Durante este verano vamos a ir descubriendo cosas curiosas que nos ofrecen las hemerotecas
Un verano por la hemeroteca (6c): La matanza de los frailes en el siglo XIX
Los jesuitas asesinados en el Colegio de San Isidro
Asaltan el edificio. A golpes de martillos y de hachas caen las puertas de la calle de Toledo y de la de la Colegiata. El padre portero -el padre Sauri- es la primera víctima de la multitud. Inútilmente ha tratado de convencerles de lo absurdo de la creencia de que ellos habían envenenado las aguas. Cometido el primer asesinato, los asaltantes se esparcen por los claustros, por las aulas, por las celdas. Acorralan y matan a todo religioso que encuentran en su trágica busca. Por las losas de los claustros corre abundantemente la sangre. Caen el padre Fernández, el padre Artigas, el padre Carasa. Caen el hermano Elola, el hermano Barba, el hermano Ostolaza. El cadáver de este es arrastrado a través de las calles por un grupo de arpías, entre risas, gritos y blasfemias.

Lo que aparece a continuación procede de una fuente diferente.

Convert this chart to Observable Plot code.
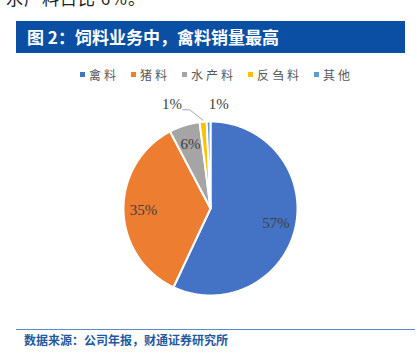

Son muy pocos los que logran escapar. Algunos son alcanzados cerca de la Plaza de la Cebada y asesinados allí mismo.
El padre Gracián que estaba rezando en el coro...
Cuando las turbas se disponen ya a dejar este colegio de San Isidro, alguien, de pronto, se acuerda del padre Gracián, del jesuita que recibía los sacos de arena. No se le ha visto allí. Los asaltantes se reparten de nuevo por el edificio para buscar al padre Gracián. No lo encuentran. Registran celdas y oratorios, saltan sobre los cadáveres, manchan sus pies en la sangre que corre abundantemente sobre los claustros. Desconfían ya de encontrarlo. Sin duda es uno de los pocos que ha conseguido escapar.
Pero es encontrado, finalmente. Está en el coro, rezando, abstraído de toda la tragedia que pasa en torno suyo, sin que los gritos y las blasfemias de todos aquellos hombres lograsen apartarle de sus plegarias. Caen sobre él golpes e insultos. Habla en el religioso el instinto de conservación. Cerca de él está el Tablas, que capitaneaba el grupo. El padre Gracián coge un facistol y quiere descargar con él un golpe sobre la cabeza del Tablas. Alguien que advierte este propósito da una cuchillada al fraile y lo derriba. Inmediatamente, golpes y heridas de todas las clases lo rematan.
Cien religiosos son muertos ese día
Otras residencias religiosas son asaltadas también en la tarde y la noche de ese mismo día diez y siete. El convento de la Merced -en parte de lo que hoy es la plaza del Progreso-, el de Santo Tomás -en la calle de Atocha, donde está la iglesia de la Santa Cruz-, la iglesia de San Francisco el Grande... Cien religiosos mueren ese día. También seglares. Para justificar la matanza de estos, se les mete en sus faltriqueras, una vez muertos, polvos de ladrillo, yeso o harina. Al asalto y al asesinato, las turbas unen en el saqueo: salen de los conventos llevándose objetos religiosos y artísticos y dinero.
La misma escena patética se repite una y otra vez. En San Francisco el Grande, ante los altares, los frailes siempre piden misericordia al populacho desbordado. Unos están de rodillas, otros llevan en lo alto los crucifijos y las formas sagradas, para detener el furor homicida de la multitud. Esta, ciega de sangre y de rencor, continua implacablemente los asesinatos. Y la fuerza publica lo tolera y hasta casi protege el desmán.
Un siglo después
Han pasado ya cien años. Para explicar aquella tragedia se han dado otras razones, aparte de la credulidad del populacho: la pasión política, la oscura labor masónica. (Algunos historiadores hablan de cómo en las logias y las torres se pagaba a los autores de la matanza).
Han pasado ya cien años desde aquel día de verano en que se dijo que los frailes habían envenenado las aguas de las fuentes de Madrid. Ahora, al cabo de todo este tiempo, como de un retoño de la patraña de entonces, se ha dicho también que se estaban repartiendo caramelos envenenados.